Huge numbers of Americans, already fed up with their current government’s misadventures are horribly upset with what they have seen on TV. And while peoples’ memories are notoriously short – how many of us in Mumbai actively remember the trauma we suffered with the floods just a month or so ago, perhaps, even turning it back towards a more interventionist government for decades to come.


So, what does this imply for financial markets, and, more specifically, the dollar? Well, a more interventionist U.S. government means a higher budget deficit, greater protectionism and a weaker dollar. Global growth may not suffer immediately, since the balancing force of Asian mercantilism may continue to keep interest rates low. But, at some point, U.S. growth will have to slow down, and, then, unless Japan, China, and the rest of us have continued to really accelerate, look out…

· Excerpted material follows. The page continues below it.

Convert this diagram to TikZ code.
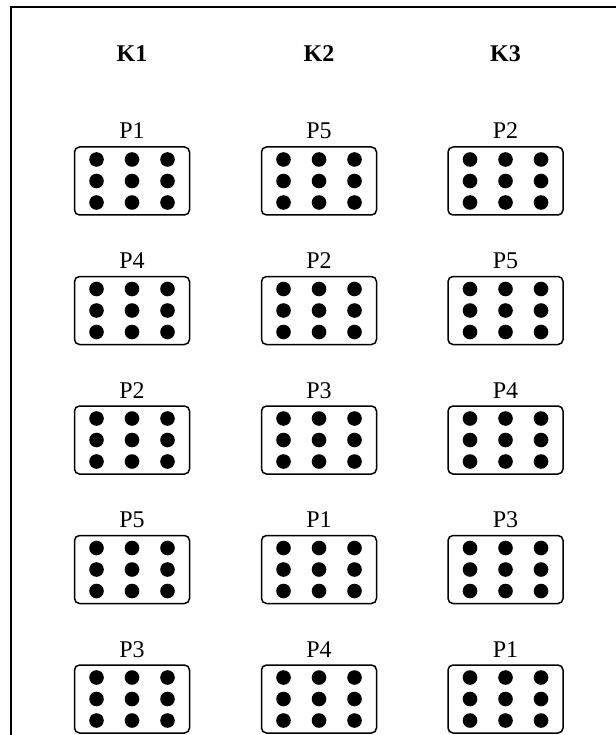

In particular, Katrina may well bring the long simmering racial tensions in the U.S. to a boil. That the U.S. has, over the past few decades, become two countries – one mostly white and the other mostly black – has been obvious. What has amazed me is that there haven’t been any significant racial tensions there for years either. Judging from the temperature of recent rhetoric, this may be about to change. Perhaps, we may have to add increasing internal instability in the U.S. to the long list of event risk factors that overhang financial markets.


In the meanwhile, of course, the Sensex blew through 8,000 like a hurricane. Like the song goes

Jambalaya, crawfish pie and file gumbo

’cause tonight I’m gonna see my machez amio

Pick guitar, fill fruit jar and be gay-oh

Son of a gun, we’ll have big fun on the bayou.